What the task requires: Leave the pictures out and copy exactly the lines from the line containing "Recreate this image" to the line containing "const y=d3.scaleLinear().domain([-30,30]).range([B,T]);", both lines included.
+++
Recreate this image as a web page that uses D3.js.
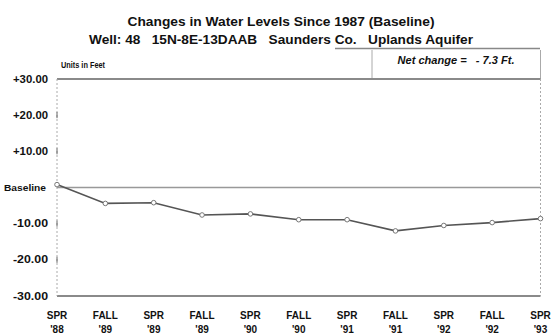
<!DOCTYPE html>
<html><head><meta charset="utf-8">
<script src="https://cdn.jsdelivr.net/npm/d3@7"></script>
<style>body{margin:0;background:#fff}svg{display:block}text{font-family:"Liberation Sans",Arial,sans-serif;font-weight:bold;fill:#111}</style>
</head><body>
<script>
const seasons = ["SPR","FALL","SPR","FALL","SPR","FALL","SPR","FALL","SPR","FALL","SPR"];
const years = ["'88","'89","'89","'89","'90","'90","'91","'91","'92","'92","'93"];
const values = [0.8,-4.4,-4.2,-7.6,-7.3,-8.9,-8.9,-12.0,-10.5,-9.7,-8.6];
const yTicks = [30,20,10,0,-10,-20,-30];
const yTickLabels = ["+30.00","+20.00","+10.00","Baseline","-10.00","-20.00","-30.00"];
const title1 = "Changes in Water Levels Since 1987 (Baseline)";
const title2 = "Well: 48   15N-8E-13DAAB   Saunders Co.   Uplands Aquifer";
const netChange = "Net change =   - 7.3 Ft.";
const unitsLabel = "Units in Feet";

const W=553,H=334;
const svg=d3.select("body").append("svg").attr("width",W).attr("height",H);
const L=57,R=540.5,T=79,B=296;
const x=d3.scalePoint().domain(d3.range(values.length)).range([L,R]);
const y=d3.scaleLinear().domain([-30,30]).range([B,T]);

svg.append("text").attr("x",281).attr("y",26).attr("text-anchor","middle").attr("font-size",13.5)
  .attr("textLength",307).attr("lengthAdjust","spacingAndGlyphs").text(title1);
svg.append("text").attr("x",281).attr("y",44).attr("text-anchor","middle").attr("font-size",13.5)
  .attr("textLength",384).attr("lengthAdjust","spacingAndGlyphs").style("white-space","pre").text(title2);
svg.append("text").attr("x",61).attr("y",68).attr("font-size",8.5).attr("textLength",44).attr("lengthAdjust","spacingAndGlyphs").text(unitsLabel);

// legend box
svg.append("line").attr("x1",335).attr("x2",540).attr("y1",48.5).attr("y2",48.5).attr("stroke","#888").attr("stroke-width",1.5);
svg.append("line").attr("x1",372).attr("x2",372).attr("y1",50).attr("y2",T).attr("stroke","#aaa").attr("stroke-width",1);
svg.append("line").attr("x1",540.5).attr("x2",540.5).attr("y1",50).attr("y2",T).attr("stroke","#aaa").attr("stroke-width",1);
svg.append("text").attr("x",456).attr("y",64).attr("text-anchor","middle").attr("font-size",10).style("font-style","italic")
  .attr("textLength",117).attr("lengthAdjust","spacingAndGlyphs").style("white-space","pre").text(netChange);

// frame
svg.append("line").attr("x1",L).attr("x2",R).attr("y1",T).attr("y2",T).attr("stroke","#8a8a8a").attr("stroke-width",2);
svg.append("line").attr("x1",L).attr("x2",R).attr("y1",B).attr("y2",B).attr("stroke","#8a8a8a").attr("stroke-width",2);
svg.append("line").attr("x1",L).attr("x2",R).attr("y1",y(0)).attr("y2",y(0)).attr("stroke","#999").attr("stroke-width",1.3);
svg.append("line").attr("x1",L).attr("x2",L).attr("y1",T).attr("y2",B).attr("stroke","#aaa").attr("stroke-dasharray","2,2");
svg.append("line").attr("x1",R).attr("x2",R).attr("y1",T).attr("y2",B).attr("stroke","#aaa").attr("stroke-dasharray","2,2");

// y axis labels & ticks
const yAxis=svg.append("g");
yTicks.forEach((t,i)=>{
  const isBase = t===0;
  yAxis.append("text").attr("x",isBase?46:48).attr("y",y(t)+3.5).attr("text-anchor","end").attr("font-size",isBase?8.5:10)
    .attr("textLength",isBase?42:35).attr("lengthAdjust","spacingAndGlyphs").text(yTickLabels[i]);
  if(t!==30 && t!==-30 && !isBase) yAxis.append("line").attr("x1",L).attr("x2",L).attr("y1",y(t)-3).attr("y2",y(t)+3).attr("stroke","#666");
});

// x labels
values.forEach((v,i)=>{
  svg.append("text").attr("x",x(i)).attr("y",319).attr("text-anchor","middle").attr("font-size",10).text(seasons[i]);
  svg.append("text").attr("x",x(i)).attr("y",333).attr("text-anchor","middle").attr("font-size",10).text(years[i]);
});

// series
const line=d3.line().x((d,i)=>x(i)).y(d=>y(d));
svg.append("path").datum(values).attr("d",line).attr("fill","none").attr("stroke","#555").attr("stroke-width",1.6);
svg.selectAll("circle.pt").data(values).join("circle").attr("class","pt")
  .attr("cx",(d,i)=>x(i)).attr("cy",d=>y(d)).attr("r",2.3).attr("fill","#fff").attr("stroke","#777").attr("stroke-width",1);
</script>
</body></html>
+++
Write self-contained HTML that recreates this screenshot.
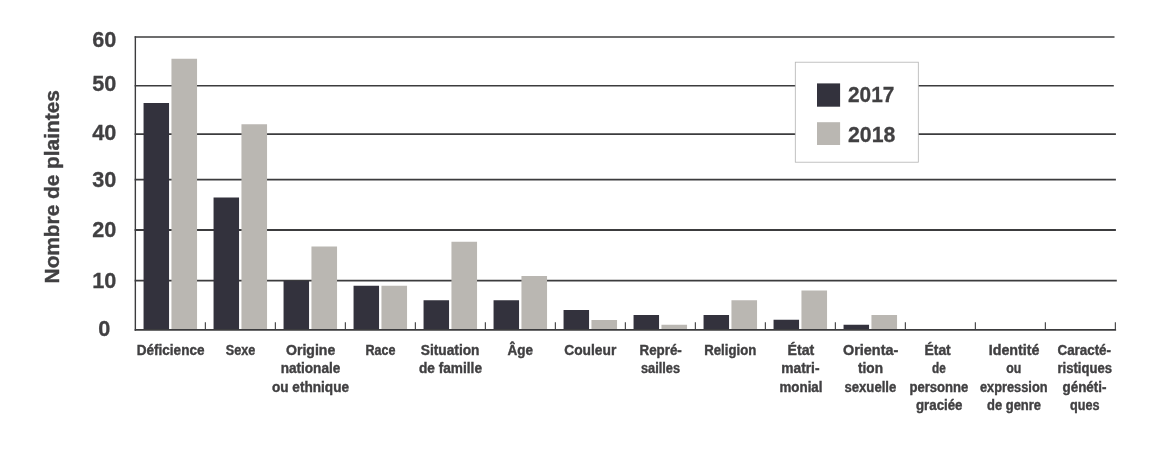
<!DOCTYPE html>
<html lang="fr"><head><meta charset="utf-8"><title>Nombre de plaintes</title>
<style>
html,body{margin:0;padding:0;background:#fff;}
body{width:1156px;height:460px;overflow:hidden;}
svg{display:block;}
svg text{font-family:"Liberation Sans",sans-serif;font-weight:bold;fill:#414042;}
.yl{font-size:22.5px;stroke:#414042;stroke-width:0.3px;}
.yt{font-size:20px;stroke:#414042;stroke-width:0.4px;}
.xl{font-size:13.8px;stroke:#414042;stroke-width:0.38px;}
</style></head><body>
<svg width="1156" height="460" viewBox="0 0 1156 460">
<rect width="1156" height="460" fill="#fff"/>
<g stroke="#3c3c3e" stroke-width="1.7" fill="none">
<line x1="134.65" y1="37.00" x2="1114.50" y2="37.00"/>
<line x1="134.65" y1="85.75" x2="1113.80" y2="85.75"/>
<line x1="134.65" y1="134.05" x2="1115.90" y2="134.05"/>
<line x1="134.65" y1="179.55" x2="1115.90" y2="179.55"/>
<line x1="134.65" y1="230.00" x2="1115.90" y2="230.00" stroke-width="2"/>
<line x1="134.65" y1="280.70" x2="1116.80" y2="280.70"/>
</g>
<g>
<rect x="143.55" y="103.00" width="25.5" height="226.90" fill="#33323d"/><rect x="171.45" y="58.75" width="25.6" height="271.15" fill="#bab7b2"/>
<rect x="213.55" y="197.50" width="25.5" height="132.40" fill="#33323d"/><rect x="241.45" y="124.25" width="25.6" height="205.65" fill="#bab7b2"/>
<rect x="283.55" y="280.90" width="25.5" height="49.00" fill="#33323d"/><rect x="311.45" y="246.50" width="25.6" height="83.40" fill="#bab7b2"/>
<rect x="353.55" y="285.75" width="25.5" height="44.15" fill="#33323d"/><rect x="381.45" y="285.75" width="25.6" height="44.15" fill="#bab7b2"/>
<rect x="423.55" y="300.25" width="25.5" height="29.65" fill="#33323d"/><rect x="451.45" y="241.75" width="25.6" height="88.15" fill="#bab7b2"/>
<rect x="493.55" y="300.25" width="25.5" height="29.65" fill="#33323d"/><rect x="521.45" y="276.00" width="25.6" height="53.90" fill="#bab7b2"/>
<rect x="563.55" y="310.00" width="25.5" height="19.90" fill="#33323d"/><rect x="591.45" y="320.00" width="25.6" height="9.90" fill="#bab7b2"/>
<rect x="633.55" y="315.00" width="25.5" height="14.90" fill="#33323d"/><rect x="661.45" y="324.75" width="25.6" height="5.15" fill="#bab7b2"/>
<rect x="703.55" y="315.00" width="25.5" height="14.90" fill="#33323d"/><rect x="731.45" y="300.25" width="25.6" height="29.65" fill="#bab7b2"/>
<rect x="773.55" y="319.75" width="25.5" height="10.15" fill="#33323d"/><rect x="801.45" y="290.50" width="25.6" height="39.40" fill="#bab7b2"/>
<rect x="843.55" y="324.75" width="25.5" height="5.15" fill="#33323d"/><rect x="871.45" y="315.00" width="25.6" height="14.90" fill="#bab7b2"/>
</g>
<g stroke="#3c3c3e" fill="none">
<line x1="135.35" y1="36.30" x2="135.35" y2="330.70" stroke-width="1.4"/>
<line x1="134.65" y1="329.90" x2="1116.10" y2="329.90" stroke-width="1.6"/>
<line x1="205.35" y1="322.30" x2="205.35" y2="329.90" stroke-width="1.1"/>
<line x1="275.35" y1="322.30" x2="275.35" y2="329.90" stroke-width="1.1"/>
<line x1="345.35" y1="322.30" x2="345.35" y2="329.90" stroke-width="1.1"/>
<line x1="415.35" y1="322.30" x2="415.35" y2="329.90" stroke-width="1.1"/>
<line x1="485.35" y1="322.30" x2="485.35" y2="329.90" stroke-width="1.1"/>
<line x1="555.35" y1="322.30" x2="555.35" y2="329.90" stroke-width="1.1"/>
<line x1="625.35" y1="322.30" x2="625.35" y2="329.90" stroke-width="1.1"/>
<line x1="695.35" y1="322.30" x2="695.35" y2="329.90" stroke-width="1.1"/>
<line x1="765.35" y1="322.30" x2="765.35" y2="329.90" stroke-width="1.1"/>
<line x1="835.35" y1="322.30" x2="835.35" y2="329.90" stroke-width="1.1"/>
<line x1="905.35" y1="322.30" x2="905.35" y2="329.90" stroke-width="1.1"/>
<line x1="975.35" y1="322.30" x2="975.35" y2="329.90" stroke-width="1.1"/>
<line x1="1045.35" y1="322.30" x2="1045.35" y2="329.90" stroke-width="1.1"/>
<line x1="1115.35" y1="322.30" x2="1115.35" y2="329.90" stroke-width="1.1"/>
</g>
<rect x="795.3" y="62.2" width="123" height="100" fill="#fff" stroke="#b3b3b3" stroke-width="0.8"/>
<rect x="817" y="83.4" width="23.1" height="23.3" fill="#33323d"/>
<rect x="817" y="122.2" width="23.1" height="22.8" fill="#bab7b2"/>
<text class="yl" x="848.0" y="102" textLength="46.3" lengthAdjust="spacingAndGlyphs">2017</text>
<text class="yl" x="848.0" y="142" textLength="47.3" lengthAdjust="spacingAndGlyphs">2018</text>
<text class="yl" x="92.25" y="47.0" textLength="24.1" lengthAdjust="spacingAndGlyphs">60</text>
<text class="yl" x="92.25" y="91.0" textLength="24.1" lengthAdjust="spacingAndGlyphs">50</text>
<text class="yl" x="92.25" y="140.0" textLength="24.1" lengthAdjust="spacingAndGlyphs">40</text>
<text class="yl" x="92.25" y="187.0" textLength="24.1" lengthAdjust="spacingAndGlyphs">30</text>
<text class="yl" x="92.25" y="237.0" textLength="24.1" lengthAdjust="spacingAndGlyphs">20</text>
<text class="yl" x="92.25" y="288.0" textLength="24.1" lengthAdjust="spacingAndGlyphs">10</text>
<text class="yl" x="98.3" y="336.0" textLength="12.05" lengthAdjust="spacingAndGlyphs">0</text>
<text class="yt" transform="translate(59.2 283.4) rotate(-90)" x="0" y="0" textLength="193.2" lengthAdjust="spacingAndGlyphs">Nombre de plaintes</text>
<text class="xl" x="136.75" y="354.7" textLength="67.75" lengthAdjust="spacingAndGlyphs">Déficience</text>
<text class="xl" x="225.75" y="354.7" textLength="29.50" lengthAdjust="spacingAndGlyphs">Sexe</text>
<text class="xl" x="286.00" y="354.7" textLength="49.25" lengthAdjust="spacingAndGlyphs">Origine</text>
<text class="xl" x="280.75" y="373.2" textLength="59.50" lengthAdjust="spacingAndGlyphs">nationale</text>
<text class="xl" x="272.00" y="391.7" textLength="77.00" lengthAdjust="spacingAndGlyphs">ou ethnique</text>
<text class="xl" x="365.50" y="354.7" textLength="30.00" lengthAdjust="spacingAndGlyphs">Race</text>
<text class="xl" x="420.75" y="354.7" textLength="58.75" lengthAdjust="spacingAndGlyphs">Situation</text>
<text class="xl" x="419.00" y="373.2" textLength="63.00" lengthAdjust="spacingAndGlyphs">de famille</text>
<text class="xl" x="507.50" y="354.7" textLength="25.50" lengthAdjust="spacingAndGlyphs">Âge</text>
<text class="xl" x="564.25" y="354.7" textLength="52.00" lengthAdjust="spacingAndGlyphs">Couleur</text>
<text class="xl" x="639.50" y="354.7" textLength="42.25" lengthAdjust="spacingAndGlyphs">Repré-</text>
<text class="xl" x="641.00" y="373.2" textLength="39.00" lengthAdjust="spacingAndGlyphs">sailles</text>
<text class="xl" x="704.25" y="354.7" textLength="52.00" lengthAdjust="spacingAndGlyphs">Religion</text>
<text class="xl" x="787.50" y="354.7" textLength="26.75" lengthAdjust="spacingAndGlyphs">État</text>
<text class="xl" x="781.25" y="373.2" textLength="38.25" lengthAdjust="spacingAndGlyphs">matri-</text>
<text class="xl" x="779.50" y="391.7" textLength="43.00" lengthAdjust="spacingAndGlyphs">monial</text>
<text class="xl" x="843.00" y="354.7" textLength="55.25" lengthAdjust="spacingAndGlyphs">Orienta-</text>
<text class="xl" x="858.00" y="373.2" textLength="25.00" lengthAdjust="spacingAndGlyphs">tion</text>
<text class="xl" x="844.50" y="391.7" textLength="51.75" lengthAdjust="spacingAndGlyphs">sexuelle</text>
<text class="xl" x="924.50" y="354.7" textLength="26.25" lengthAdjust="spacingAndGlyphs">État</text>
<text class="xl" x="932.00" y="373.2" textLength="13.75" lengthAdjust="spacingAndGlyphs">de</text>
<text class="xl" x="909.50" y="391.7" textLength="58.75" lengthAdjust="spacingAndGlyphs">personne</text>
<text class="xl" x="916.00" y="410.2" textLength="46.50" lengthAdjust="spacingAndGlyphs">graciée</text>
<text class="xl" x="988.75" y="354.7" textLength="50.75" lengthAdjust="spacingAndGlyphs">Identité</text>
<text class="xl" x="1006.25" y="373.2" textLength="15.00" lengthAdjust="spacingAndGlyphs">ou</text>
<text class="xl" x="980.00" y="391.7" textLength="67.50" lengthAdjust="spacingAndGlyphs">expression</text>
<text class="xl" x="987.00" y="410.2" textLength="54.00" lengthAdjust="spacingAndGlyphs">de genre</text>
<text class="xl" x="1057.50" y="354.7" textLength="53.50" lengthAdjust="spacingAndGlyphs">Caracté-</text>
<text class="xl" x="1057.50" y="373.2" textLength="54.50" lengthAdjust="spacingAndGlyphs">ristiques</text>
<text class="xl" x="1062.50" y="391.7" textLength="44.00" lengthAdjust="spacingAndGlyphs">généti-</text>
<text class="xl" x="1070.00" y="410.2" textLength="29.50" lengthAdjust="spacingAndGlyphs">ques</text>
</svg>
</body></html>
+++
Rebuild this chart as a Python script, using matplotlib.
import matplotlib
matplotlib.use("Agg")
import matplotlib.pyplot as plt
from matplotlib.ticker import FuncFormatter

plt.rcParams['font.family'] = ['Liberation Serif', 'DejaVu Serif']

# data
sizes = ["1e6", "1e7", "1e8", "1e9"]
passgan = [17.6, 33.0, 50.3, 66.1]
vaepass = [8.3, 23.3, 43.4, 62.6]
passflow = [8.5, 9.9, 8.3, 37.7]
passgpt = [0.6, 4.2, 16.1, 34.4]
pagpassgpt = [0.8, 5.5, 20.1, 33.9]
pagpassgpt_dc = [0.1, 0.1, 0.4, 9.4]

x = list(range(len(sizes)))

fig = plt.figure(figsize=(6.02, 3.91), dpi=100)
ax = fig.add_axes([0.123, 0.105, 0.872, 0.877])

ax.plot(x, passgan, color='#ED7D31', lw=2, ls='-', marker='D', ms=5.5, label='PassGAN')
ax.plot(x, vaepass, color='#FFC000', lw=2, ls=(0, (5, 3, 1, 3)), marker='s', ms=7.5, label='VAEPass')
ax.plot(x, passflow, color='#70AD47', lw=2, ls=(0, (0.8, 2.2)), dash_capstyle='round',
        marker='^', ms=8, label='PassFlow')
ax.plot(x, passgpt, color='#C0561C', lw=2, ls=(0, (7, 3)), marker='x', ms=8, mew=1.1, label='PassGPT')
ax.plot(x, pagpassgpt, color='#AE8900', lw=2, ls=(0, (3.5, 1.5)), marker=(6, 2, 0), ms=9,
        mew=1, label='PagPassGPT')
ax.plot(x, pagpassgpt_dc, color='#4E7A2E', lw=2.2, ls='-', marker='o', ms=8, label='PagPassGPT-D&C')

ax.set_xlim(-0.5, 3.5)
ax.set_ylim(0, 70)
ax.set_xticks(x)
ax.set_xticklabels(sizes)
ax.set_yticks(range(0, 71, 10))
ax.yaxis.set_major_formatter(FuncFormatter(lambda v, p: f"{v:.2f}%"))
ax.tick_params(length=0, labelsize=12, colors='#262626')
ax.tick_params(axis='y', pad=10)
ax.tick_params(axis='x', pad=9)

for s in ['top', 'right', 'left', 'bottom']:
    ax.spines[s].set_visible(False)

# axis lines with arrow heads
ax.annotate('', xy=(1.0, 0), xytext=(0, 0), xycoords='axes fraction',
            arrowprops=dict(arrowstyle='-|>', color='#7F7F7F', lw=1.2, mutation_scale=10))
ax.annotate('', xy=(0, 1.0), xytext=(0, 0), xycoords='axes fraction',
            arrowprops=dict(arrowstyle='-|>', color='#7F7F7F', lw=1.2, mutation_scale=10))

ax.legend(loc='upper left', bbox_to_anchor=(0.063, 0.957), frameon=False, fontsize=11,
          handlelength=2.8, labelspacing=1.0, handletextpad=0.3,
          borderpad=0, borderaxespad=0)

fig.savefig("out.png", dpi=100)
+++
Written solution:
Recreate this image as a web page that uses D3.js.
<!DOCTYPE html>
<html><head><meta charset="utf-8">
<script src="https://cdn.jsdelivr.net/npm/d3@7"></script>
<style>body{margin:0;background:#fff}svg{display:block}text{font-family:"Liberation Sans",Arial,sans-serif;font-weight:bold;fill:#111}</style>
</head><body>
<script>
const seasons = ["SPR","FALL","SPR","FALL","SPR","FALL","SPR","FALL","SPR","FALL","SPR"];
const years = ["'88","'89","'89","'89","'90","'90","'91","'91","'92","'92","'93"];
const values = [0.8,-4.4,-4.2,-7.6,-7.3,-8.9,-8.9,-12.0,-10.5,-9.7,-8.6];
const yTicks = [30,20,10,0,-10,-20,-30];
const yTickLabels = ["+30.00","+20.00","+10.00","Baseline","-10.00","-20.00","-30.00"];
const title1 = "Changes in Water Levels Since 1987 (Baseline)";
const title2 = "Well: 48   15N-8E-13DAAB   Saunders Co.   Uplands Aquifer";
const netChange = "Net change =   - 7.3 Ft.";
const unitsLabel = "Units in Feet";

const W=553,H=334;
const svg=d3.select("body").append("svg").attr("width",W).attr("height",H);
const L=57,R=540.5,T=79,B=296;
const x=d3.scalePoint().domain(d3.range(values.length)).range([L,R]);
const y=d3.scaleLinear().domain([-30,30]).range([B,T]);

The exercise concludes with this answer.